• **Dataset records**:

"""

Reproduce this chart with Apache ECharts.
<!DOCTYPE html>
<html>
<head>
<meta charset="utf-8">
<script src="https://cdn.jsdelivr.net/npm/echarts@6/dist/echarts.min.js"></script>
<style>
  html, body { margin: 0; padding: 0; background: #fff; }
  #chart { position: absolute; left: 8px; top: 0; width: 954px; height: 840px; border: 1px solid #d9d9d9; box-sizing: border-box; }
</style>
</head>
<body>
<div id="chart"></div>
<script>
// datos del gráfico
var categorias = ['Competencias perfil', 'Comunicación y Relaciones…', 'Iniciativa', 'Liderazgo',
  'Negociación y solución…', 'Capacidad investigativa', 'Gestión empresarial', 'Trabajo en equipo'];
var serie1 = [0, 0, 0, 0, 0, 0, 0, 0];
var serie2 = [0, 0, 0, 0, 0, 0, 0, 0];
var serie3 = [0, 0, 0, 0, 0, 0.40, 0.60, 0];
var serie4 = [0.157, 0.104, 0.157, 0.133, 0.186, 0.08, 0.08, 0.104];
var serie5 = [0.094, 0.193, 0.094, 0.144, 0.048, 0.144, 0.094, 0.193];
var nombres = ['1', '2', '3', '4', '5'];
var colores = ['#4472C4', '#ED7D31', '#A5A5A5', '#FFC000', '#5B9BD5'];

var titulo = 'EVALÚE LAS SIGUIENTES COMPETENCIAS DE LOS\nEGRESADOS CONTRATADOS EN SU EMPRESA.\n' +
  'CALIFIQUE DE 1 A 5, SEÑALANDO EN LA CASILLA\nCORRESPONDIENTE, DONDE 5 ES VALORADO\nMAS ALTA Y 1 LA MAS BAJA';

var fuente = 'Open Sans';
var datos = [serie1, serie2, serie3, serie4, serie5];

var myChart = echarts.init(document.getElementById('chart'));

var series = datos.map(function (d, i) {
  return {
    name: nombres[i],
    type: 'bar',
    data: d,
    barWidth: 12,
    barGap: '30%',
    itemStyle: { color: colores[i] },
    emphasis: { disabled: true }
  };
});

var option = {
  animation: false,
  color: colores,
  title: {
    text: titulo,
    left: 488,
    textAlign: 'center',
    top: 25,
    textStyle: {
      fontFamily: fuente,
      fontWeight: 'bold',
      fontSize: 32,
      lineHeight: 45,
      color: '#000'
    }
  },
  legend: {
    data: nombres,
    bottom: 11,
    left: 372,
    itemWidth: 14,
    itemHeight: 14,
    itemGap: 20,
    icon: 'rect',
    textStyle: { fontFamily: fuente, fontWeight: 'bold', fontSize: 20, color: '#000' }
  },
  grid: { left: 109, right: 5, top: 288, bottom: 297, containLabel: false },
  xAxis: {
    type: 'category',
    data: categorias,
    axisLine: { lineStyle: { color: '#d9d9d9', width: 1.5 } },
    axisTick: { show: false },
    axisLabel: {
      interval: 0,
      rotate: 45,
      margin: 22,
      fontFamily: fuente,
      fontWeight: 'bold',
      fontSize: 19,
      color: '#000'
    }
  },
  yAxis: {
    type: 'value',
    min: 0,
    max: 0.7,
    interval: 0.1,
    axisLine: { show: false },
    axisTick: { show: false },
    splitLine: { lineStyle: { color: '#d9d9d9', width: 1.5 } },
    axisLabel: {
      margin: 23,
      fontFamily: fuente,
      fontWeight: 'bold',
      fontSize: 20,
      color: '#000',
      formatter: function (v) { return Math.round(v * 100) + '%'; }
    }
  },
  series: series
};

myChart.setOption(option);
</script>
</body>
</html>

"""
"""

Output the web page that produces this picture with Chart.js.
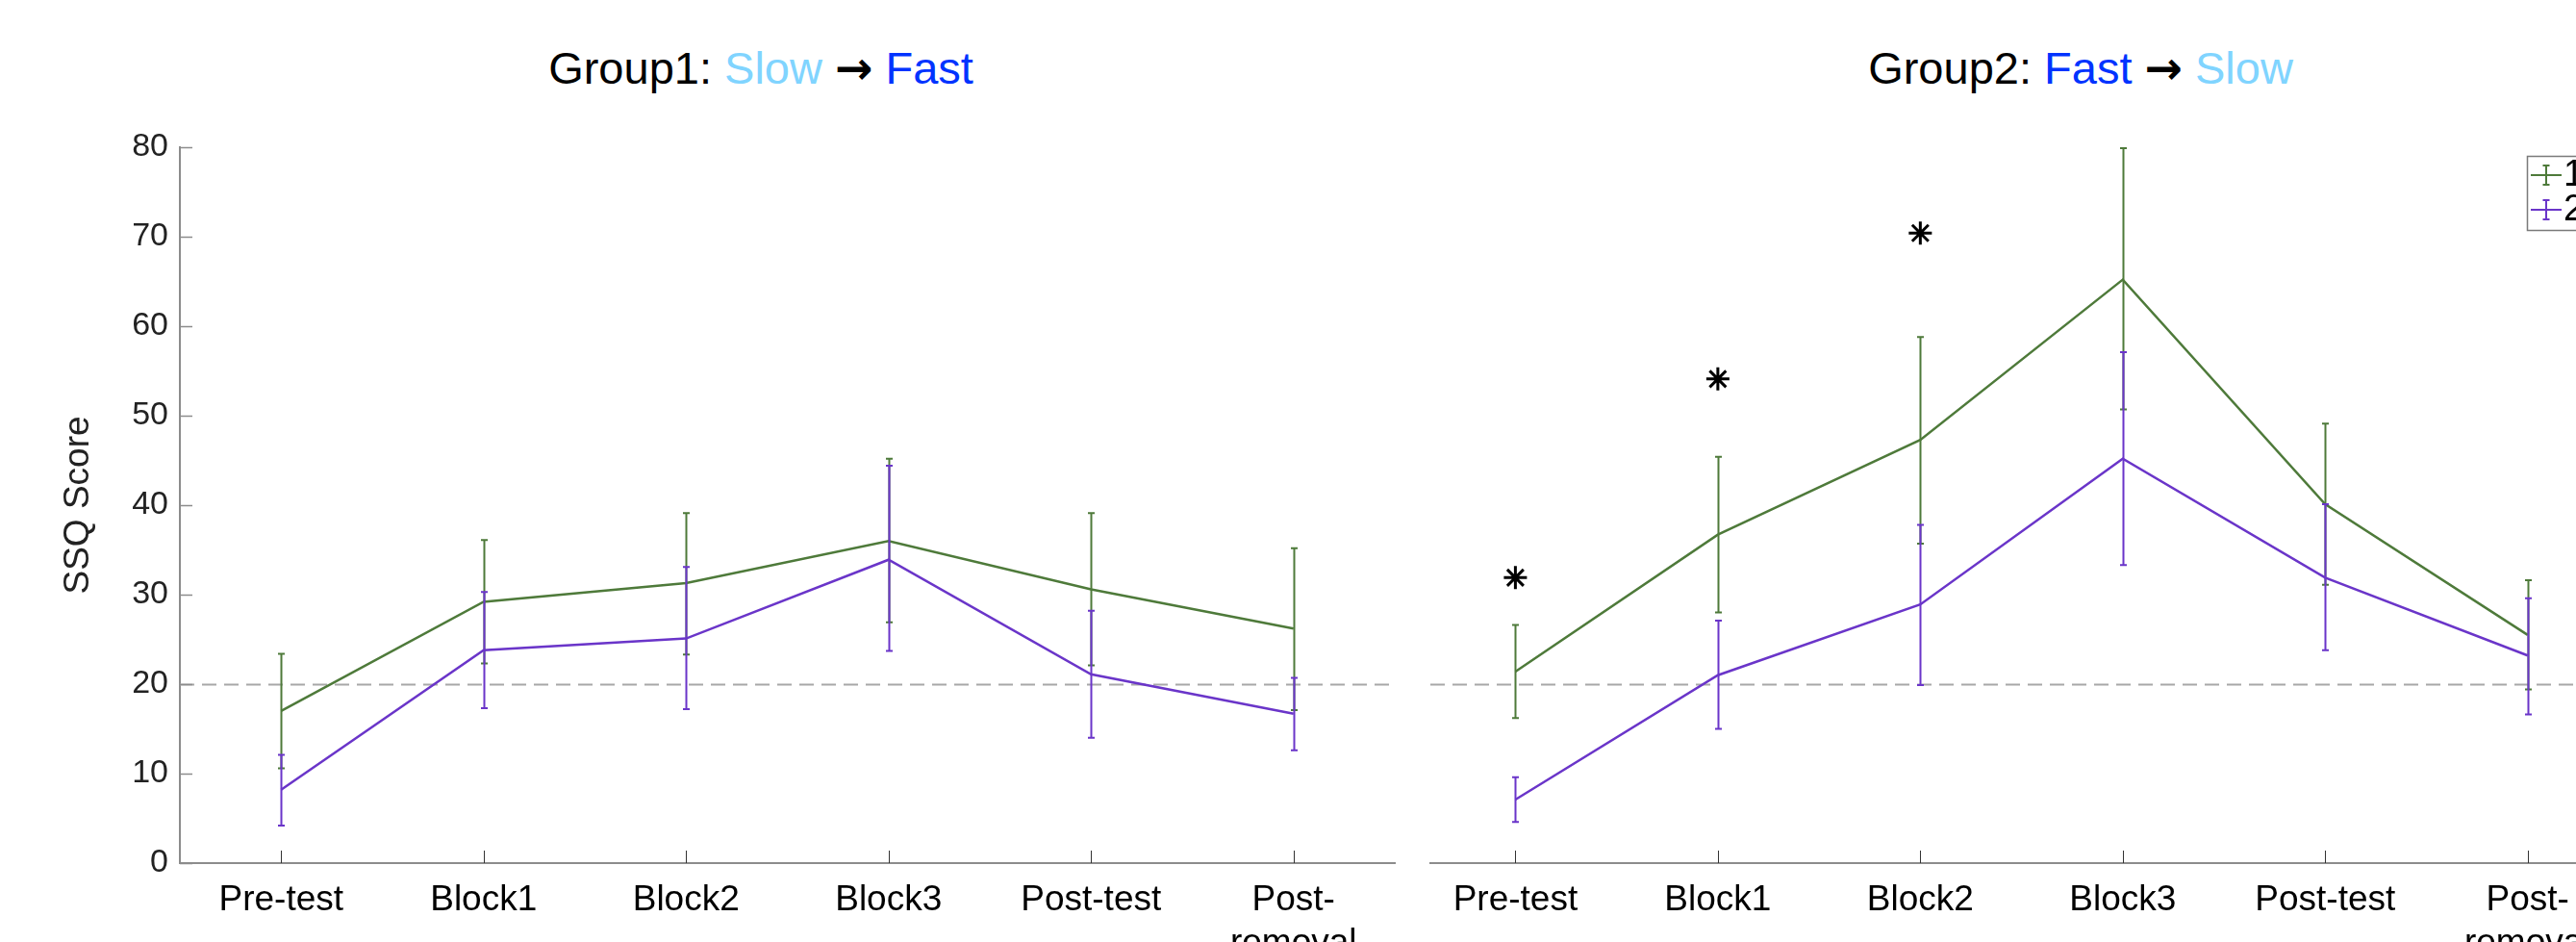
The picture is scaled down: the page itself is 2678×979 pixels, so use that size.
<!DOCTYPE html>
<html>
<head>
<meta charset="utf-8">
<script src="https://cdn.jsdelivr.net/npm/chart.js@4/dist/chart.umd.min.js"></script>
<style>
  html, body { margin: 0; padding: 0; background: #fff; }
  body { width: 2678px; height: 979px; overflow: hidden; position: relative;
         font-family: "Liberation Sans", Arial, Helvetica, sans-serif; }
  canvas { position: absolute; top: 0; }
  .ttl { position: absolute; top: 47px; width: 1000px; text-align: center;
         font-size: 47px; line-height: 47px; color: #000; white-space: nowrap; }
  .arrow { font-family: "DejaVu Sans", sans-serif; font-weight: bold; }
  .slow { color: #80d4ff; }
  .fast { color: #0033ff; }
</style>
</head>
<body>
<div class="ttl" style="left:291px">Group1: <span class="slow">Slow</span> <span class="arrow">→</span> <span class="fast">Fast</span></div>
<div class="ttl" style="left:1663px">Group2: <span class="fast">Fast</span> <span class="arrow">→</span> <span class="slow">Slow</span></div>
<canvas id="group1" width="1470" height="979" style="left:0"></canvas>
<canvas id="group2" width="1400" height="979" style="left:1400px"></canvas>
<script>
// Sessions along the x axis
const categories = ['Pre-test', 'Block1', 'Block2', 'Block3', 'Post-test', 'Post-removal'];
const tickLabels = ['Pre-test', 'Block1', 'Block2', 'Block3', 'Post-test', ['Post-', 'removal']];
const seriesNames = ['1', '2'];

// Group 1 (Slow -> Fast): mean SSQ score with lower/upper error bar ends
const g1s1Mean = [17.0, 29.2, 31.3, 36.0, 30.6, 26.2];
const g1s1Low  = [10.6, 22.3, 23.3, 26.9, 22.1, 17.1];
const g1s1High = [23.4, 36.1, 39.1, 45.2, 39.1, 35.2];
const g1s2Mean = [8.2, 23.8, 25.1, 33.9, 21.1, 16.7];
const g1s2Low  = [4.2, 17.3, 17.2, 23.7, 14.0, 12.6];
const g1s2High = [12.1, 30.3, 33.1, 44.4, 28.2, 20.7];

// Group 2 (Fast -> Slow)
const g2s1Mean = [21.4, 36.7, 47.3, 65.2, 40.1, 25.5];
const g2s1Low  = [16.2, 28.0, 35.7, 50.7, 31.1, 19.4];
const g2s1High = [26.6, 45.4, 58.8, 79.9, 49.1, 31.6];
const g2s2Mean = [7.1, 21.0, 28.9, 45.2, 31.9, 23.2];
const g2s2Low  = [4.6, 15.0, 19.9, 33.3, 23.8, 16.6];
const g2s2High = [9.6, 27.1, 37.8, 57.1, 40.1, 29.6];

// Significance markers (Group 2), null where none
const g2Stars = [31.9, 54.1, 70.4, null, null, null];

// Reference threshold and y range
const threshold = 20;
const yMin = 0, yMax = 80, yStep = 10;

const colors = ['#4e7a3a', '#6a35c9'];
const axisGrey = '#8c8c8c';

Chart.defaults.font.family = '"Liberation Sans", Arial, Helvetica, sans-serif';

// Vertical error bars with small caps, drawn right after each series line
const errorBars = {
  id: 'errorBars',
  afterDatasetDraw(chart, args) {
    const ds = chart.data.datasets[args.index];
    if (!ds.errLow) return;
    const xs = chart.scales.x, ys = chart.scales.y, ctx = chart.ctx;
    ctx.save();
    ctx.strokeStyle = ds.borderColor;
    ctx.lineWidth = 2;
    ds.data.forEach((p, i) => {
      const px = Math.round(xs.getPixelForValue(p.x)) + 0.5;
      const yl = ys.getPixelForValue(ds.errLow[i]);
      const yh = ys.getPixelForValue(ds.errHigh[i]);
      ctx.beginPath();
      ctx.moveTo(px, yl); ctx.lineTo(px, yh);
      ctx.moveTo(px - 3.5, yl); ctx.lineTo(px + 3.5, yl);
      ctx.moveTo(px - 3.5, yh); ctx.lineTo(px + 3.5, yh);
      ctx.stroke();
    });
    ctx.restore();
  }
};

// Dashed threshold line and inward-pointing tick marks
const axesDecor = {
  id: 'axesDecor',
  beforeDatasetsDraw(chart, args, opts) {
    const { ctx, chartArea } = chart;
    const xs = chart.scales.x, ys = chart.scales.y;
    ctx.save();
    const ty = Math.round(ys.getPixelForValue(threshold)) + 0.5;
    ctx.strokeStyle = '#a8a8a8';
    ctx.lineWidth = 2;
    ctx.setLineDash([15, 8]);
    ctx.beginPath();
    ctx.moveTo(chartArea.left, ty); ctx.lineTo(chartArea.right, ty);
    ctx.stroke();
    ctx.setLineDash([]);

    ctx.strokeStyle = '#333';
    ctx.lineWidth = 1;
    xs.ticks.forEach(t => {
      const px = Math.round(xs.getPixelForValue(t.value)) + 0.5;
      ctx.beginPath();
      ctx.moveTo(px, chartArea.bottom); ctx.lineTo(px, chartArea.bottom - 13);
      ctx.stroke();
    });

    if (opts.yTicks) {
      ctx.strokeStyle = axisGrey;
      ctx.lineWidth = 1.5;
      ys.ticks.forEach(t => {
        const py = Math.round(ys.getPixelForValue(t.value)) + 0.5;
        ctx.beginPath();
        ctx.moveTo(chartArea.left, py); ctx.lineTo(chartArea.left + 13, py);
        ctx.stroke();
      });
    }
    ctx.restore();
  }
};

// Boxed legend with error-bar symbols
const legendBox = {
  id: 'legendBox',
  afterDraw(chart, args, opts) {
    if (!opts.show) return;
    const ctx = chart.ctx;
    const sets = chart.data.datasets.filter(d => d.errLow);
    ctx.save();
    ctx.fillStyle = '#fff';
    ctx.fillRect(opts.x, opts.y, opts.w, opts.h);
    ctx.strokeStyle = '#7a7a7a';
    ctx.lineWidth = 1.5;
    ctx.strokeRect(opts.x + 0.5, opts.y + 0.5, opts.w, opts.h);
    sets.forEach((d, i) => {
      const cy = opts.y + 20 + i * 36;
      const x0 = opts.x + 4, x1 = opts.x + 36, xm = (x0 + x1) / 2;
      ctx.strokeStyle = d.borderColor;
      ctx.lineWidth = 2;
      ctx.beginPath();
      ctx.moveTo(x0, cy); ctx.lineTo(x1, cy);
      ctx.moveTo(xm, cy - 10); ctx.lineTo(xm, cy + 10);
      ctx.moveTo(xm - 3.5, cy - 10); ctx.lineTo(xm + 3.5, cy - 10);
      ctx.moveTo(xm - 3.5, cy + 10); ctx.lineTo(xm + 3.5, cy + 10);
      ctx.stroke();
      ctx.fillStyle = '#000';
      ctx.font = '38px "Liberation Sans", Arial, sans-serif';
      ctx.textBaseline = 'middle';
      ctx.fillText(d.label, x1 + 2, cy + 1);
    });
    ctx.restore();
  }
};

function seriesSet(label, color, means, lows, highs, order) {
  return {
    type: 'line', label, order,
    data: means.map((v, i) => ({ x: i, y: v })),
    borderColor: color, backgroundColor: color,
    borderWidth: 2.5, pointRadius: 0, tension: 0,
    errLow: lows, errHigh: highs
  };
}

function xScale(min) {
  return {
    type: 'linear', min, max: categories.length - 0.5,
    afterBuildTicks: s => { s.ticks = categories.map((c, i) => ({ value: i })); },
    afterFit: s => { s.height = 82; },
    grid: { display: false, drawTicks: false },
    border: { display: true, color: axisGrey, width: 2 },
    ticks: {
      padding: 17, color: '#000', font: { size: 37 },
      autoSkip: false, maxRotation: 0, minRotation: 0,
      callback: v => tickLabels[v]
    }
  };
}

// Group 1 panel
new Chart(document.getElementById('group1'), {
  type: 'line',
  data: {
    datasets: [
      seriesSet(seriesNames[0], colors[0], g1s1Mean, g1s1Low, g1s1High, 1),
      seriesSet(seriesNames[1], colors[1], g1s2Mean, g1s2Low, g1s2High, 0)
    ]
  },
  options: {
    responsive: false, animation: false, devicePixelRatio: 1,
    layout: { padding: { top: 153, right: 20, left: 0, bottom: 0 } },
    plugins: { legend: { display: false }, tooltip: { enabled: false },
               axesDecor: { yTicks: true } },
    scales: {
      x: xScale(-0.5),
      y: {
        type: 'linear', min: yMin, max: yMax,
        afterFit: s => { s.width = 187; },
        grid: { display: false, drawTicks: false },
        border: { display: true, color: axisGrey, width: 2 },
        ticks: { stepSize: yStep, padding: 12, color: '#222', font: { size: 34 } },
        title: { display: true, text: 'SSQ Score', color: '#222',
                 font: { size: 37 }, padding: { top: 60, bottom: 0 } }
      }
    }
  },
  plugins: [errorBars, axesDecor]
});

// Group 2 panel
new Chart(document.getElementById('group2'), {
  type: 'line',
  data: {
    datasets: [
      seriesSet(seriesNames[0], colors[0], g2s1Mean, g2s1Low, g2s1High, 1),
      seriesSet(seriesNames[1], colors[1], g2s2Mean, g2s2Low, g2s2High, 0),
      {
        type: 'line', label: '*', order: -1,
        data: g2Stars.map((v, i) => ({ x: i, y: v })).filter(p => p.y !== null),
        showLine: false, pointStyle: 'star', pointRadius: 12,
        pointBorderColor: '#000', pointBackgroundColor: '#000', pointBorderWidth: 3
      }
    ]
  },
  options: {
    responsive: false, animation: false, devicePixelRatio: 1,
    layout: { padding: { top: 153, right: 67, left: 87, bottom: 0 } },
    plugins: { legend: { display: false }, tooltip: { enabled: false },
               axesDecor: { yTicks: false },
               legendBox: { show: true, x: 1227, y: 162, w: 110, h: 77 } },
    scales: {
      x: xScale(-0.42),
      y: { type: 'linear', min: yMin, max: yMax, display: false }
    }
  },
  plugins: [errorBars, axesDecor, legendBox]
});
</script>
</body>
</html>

"""

Print exactly the lines above from the one with "Reproduce this chart with Apache ECharts." to the one with "LA MAS BAJA';", including both.

Reproduce this chart with Apache ECharts.
<!DOCTYPE html>
<html>
<head>
<meta charset="utf-8">
<script src="https://cdn.jsdelivr.net/npm/echarts@6/dist/echarts.min.js"></script>
<style>
  html, body { margin: 0; padding: 0; background: #fff; }
  #chart { position: absolute; left: 8px; top: 0; width: 954px; height: 840px; border: 1px solid #d9d9d9; box-sizing: border-box; }
</style>
</head>
<body>
<div id="chart"></div>
<script>
// datos del gráfico
var categorias = ['Competencias perfil', 'Comunicación y Relaciones…', 'Iniciativa', 'Liderazgo',
  'Negociación y solución…', 'Capacidad investigativa', 'Gestión empresarial', 'Trabajo en equipo'];
var serie1 = [0, 0, 0, 0, 0, 0, 0, 0];
var serie2 = [0, 0, 0, 0, 0, 0, 0, 0];
var serie3 = [0, 0, 0, 0, 0, 0.40, 0.60, 0];
var serie4 = [0.157, 0.104, 0.157, 0.133, 0.186, 0.08, 0.08, 0.104];
var serie5 = [0.094, 0.193, 0.094, 0.144, 0.048, 0.144, 0.094, 0.193];
var nombres = ['1', '2', '3', '4', '5'];
var colores = ['#4472C4', '#ED7D31', '#A5A5A5', '#FFC000', '#5B9BD5'];

var titulo = 'EVALÚE LAS SIGUIENTES COMPETENCIAS DE LOS\nEGRESADOS CONTRATADOS EN SU EMPRESA.\n' +
  'CALIFIQUE DE 1 A 5, SEÑALANDO EN LA CASILLA\nCORRESPONDIENTE, DONDE 5 ES VALORADO\nMAS ALTA Y 1 LA MAS BAJA';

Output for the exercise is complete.